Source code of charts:
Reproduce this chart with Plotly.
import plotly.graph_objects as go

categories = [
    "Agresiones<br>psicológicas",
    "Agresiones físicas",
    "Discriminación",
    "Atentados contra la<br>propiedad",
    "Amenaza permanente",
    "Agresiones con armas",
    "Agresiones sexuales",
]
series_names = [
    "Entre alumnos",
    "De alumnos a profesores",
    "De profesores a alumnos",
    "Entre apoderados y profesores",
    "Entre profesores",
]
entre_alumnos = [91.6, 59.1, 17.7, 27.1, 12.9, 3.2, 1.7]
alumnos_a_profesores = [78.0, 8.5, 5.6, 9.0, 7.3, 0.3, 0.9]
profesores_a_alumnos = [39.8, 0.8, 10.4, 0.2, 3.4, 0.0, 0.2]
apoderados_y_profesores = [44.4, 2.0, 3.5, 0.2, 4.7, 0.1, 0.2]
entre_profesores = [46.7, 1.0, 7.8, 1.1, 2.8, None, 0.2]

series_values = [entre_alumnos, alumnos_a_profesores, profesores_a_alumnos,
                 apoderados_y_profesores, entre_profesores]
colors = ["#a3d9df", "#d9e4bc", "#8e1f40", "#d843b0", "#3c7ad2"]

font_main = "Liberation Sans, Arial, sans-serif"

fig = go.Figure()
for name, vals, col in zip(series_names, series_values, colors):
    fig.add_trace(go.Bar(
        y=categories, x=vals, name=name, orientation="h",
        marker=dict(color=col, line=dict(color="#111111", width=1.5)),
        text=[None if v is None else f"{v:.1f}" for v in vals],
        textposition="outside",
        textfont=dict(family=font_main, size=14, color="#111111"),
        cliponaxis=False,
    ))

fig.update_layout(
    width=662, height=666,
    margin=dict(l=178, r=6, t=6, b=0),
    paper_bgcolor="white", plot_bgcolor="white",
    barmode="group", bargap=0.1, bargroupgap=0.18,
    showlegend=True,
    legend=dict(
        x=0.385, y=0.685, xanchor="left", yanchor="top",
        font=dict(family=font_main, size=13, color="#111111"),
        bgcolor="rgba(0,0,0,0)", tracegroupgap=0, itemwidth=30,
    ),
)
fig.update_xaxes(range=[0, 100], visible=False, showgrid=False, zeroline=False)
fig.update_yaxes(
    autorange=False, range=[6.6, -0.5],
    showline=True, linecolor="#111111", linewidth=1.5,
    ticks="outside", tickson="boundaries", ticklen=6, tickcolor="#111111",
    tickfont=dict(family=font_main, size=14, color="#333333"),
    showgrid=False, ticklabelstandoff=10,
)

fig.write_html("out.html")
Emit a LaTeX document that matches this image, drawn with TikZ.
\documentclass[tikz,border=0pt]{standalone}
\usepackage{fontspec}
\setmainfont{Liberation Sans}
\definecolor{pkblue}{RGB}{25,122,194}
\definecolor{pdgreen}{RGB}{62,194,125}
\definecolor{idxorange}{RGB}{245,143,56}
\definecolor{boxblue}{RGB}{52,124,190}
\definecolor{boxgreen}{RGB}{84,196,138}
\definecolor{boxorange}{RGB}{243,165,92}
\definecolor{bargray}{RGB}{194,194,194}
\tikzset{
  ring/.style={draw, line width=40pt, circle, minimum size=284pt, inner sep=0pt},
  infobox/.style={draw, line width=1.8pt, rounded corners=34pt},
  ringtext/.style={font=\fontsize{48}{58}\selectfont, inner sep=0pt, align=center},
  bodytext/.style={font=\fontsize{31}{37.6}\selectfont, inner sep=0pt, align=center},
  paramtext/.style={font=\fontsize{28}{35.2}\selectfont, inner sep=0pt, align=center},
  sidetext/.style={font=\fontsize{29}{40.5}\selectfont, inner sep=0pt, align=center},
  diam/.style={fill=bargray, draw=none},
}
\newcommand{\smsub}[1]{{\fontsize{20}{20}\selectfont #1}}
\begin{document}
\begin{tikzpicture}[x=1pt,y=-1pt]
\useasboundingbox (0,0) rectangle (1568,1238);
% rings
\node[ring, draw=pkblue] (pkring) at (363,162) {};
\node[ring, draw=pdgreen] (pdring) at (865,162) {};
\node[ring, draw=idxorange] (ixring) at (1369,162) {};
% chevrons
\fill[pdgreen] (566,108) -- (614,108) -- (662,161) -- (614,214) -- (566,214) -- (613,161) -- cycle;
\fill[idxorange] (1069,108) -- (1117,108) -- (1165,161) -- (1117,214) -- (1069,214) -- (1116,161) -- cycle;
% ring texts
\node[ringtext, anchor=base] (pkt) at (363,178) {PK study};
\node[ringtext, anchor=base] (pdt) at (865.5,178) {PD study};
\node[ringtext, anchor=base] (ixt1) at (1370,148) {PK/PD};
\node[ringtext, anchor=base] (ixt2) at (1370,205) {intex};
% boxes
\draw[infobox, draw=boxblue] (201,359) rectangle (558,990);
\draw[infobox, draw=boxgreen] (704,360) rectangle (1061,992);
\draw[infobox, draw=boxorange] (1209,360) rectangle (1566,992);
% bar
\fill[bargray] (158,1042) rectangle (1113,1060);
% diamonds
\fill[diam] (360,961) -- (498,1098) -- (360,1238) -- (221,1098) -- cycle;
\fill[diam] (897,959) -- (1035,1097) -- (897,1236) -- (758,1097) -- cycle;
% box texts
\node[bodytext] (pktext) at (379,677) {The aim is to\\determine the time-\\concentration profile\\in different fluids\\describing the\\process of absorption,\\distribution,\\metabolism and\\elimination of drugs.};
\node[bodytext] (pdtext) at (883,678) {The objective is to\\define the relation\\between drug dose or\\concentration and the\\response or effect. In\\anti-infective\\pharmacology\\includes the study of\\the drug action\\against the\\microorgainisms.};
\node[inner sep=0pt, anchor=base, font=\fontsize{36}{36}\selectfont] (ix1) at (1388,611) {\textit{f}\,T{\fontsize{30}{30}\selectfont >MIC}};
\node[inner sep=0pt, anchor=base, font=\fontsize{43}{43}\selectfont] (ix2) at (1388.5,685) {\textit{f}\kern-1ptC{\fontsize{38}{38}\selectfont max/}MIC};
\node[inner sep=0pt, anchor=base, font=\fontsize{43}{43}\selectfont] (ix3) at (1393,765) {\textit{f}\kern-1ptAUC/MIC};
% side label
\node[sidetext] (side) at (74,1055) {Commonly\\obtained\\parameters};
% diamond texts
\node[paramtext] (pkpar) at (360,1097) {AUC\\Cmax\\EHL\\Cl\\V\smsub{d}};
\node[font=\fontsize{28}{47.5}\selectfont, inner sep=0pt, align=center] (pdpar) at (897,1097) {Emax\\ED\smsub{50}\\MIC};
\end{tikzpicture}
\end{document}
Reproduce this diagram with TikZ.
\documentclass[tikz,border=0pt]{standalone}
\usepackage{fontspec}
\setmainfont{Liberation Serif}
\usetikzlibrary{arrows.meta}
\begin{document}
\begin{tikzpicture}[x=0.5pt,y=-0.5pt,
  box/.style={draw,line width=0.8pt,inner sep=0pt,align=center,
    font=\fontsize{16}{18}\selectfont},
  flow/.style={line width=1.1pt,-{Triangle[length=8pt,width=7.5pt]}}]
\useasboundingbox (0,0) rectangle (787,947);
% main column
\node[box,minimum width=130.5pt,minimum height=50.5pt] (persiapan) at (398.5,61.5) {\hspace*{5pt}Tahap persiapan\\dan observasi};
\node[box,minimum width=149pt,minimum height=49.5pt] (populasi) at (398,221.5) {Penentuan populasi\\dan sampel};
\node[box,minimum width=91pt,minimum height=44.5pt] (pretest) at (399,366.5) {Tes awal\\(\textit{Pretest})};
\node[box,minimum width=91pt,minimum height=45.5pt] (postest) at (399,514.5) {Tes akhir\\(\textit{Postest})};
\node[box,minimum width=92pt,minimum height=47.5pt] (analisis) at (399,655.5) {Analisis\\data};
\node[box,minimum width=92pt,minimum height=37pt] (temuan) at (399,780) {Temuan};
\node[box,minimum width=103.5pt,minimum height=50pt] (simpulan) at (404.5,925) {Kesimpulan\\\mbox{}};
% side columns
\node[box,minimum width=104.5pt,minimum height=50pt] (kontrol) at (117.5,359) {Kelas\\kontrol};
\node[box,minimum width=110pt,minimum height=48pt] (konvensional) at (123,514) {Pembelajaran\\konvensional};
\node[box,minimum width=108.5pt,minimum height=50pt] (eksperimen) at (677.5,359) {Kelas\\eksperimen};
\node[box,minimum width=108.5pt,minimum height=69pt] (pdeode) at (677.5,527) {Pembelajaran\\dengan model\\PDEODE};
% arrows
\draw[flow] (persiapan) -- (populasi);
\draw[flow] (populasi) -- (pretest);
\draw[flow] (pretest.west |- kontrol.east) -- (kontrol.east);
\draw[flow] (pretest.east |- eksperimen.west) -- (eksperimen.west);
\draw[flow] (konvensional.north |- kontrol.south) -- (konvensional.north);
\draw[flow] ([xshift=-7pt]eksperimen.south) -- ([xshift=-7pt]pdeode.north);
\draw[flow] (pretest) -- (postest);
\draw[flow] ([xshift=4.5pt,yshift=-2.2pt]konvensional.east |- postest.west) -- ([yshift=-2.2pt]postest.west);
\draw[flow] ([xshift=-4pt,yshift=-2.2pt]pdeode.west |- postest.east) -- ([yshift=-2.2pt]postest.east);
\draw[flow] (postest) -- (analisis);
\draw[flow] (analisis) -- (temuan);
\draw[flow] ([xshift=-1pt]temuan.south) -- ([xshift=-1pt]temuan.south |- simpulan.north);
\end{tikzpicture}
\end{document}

DO THIS — All lines from the beginning of the material above through the one with "entre_profesores = [46.7, 1.0, 7.8, 1.1, 2.8, None, 0.2]" need to be returned exactly; please return those and only those.

SOLVED PROBLEM —
Reproduce this chart with Plotly.
import plotly.graph_objects as go

categories = [
    "Agresiones<br>psicológicas",
    "Agresiones físicas",
    "Discriminación",
    "Atentados contra la<br>propiedad",
    "Amenaza permanente",
    "Agresiones con armas",
    "Agresiones sexuales",
]
series_names = [
    "Entre alumnos",
    "De alumnos a profesores",
    "De profesores a alumnos",
    "Entre apoderados y profesores",
    "Entre profesores",
]
entre_alumnos = [91.6, 59.1, 17.7, 27.1, 12.9, 3.2, 1.7]
alumnos_a_profesores = [78.0, 8.5, 5.6, 9.0, 7.3, 0.3, 0.9]
profesores_a_alumnos = [39.8, 0.8, 10.4, 0.2, 3.4, 0.0, 0.2]
apoderados_y_profesores = [44.4, 2.0, 3.5, 0.2, 4.7, 0.1, 0.2]
entre_profesores = [46.7, 1.0, 7.8, 1.1, 2.8, None, 0.2]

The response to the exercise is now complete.